The convergence between alternative asset managers and life insurers is set to gain momentum as managers look for permanent capital and insurers seek higher-yielding assets, according to analysis from Morningstar DBRS.
In its latest commentary, the rating agency said large alternative managers have been acquiring or partnering with life insurers and reinsurers since 2019, then repositioning traditionally conservative portfolios.
Those portfolios have shifted from government securities and high-grade corporate bonds toward higher-yielding private debt, real estate and infrastructure.
Most of the private debt remains investment grade but is less transparent, less liquid and more complex than public markets, the report noted. Morningstar DBRS said these risks can be offset by the scale, diversification and risk frameworks of established managers, though it cautioned that many publicly traded alternative firms “have yet to be tested through a full credit cycle,” and that operational missteps remain a leading cause of failures among asset managers.
Recent market developments align with that assessment, with life carriers increasingly partnering with asset managers to build out private-market capabilities. Moody’s has reported that publicly traded US life insurers showed steady operating profitability in Q2 and are leaning more on such collaborations.

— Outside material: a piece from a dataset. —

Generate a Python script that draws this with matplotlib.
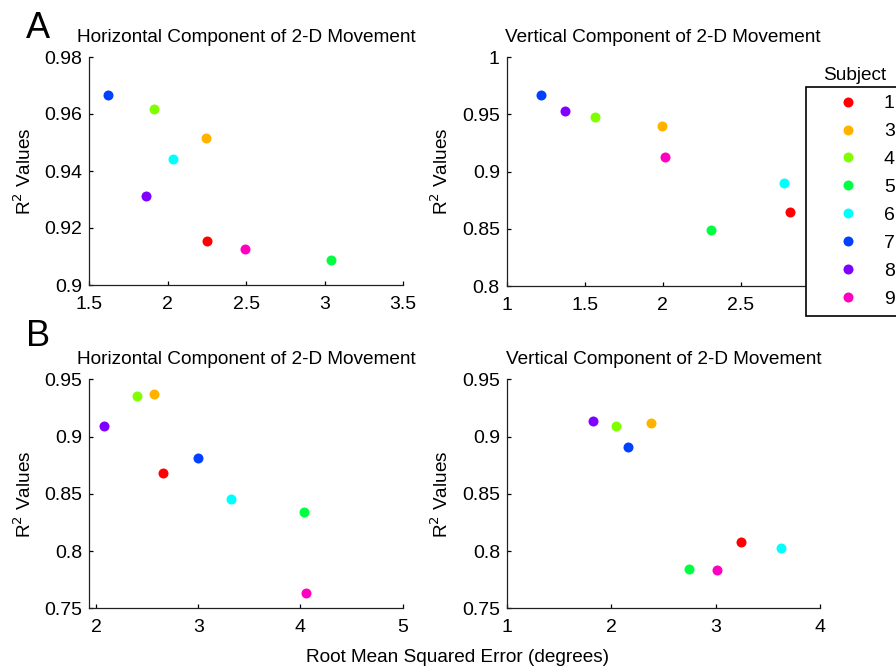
import matplotlib
matplotlib.use("Agg")
import matplotlib.pyplot as plt
from matplotlib.lines import Line2D

plt.rcParams['font.family'] = ['Liberation Sans', 'DejaVu Sans']

subjects = ['1', '3', '4', '5', '6', '7', '8', '9']
colors = ['#FF0000', '#FFB300', '#80FF00', '#00FF40', '#00FFFF', '#0040FF', '#8000FF', '#FF00C0']

# Panel A – horizontal component
a_h_rmse = [2.252, 2.244, 1.910, 3.041, 2.033, 1.617, 1.861, 2.490]
a_h_r2 = [0.9155, 0.9517, 0.9616, 0.9089, 0.9443, 0.9667, 0.9311, 0.9125]
# Panel A – vertical component
a_v_rmse = [2.816, 1.996, 1.566, 2.312, 2.778, 1.222, 1.374, 2.015]
a_v_r2 = [0.8645, 0.9397, 0.9480, 0.8488, 0.8904, 0.9670, 0.9530, 0.9126]
# Panel B – horizontal component
b_h_rmse = [2.652, 2.564, 2.401, 4.033, 3.320, 3.000, 2.081, 4.050]
b_h_r2 = [0.8679, 0.9369, 0.9354, 0.8341, 0.8457, 0.8810, 0.9095, 0.7636]
# Panel B – vertical component
b_v_rmse = [3.238, 2.382, 2.041, 2.740, 3.625, 2.156, 1.827, 3.011]
b_v_r2 = [0.8079, 0.9121, 0.9092, 0.7846, 0.8029, 0.8911, 0.9136, 0.7834]

title_h = 'Horizontal Component of 2-D Movement'
title_v = 'Vertical Component of 2-D Movement'

W, H = 896, 668
fig = plt.figure(figsize=(W / 100, H / 100), dpi=100)


def rect(x0, x1, y0, y1):
    return [x0 / W, 1 - y1 / H, (x1 - x0) / W, (y1 - y0) / H]


panels = [
    dict(rect=rect(89.3, 403, 57, 285), x=a_h_rmse, y=a_h_r2, title=title_h,
         xlim=(1.5, 3.5), xt=[1.5, 2, 2.5, 3, 3.5], xtl=['1.5', '2', '2.5', '3', '3.5'],
         ylim=(0.9, 0.98), yt=[0.9, 0.92, 0.94, 0.96, 0.98], ytl=['0.9', '0.92', '0.94', '0.96', '0.98']),
    dict(rect=rect(506.7, 818.7, 57.3, 286), x=a_v_rmse, y=a_v_r2, title=title_v,
         xlim=(1, 3), xt=[1, 1.5, 2, 2.5, 3], xtl=['1', '1.5', '2', '2.5', '3'],
         ylim=(0.8, 1.0), yt=[0.8, 0.85, 0.9, 0.95, 1.0], ytl=['0.8', '0.85', '0.9', '0.95', '1']),
    dict(rect=rect(89.3, 402.7, 379.3, 608.3), x=b_h_rmse, y=b_h_r2, title=title_h,
         xlim=(1.935, 5), xt=[2, 3, 4, 5], xtl=['2', '3', '4', '5'],
         ylim=(0.75, 0.95), yt=[0.75, 0.8, 0.85, 0.9, 0.95], ytl=['0.75', '0.8', '0.85', '0.9', '0.95']),
    dict(rect=rect(507, 820.3, 379.3, 608.3), x=b_v_rmse, y=b_v_r2, title=title_v,
         xlim=(1, 4), xt=[1, 2, 3, 4], xtl=['1', '2', '3', '4'],
         ylim=(0.75, 0.95), yt=[0.75, 0.8, 0.85, 0.9, 0.95], ytl=['0.75', '0.8', '0.85', '0.9', '0.95']),
]

for p in panels:
    ax = fig.add_axes(p['rect'])
    for xi, yi, c in zip(p['x'], p['y'], colors):
        ax.plot(xi, yi, 'o', color=c, markersize=7.2, markeredgewidth=0, clip_on=False)
    ax.set_xlim(*p['xlim'])
    ax.set_ylim(*p['ylim'])
    ax.set_xticks(p['xt'])
    ax.set_xticklabels(p['xtl'])
    ax.set_yticks(p['yt'])
    ax.set_yticklabels(p['ytl'])
    ax.spines['top'].set_visible(False)
    ax.spines['right'].set_visible(False)
    for s in ('left', 'bottom'):
        ax.spines[s].set_linewidth(0.9)
        ax.spines[s].set_color('#202020')
    ax.tick_params(direction='in', length=3, width=0.9, labelsize=14, colors='black')
    ax.tick_params(axis='x', pad=8)
    ax.tick_params(axis='y', pad=5)
    ax.set_title(p['title'], fontsize=13.7, pad=11)
    ax.set_ylabel('R$^2$ Values', fontsize=13.7, labelpad=7)

fig.text(457 / W, 1 - 657 / H, 'Root Mean Squared Error (degrees)', fontsize=13.7,
         ha='center', va='center')
fig.text(38 / W, 1 - 28 / H, 'A', fontsize=26, ha='center', va='center')
fig.text(38 / W, 1 - 336 / H, 'B', fontsize=26, ha='center', va='center')

handles = [Line2D([], [], linestyle='none', marker='o', color=c, markersize=7.2,
                  markeredgewidth=0) for c in colors]
leg = fig.legend(handles, subjects, loc='upper left',
                 bbox_to_anchor=(806 / W, 1 - 87 / H), borderaxespad=0,
                 fontsize=14, frameon=True, fancybox=False, framealpha=1,
                 edgecolor='black', borderpad=0.4, handlelength=3.5,
                 handletextpad=0.1, labelspacing=0.53)
leg.get_frame().set_linewidth(1.2)
fig.text(855 / W, 1 - 76 / H, 'Subject', fontsize=13.7, ha='center', va='center')

fig.savefig('out.png', dpi=100)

Access to insurers’ long-dated liabilities and annuity float provides alternative managers with semi-permanent capital and reduces dependence on cyclical fundraising. Because “the cost of capital on life insurance liabilities is materially lower than the returns required by closed-end fund investors,” managers can target a wider, less liquid universe of assets and seek spreads of 100 to 200 basis points over comparable public investments.
Those economics support more aggressive annuity pricing and the potential for market-share gains, Morningstar DBRS said. Alternative managers accounted for about one-third of US fixed annuity sales in 2024, more than double their 2018 share, supported by higher interest rates, equity volatility, deeper private equity ownership of insurers and aging demographics.
Around 25% of US insurers are now private equity-backed, the commentary said. Even so, insurers still hold roughly 60% or more of their portfolios in high-quality public fixed income and own about 40% of the US public corporate bond market but less than 10% of private credit.
The convergence is also reshaping how life carriers use reinsurance and capital markets to support investment-led strategies. By the end of 2024, US life insurers had ceded 38% of their total $2.4 trillion in reserves to Bermuda-based reinsurers and attracted more than $50 billion in new capital to Bermuda’s life reinsurance market since 2016.
With US life and annuity assets of $6 trillion and global assets above $20 trillion, and alternative managers advising on less than 15% of US assets and a smaller share globally, Morningstar DBRS expects the alignment between asset managers and insurers to continue over the coming years.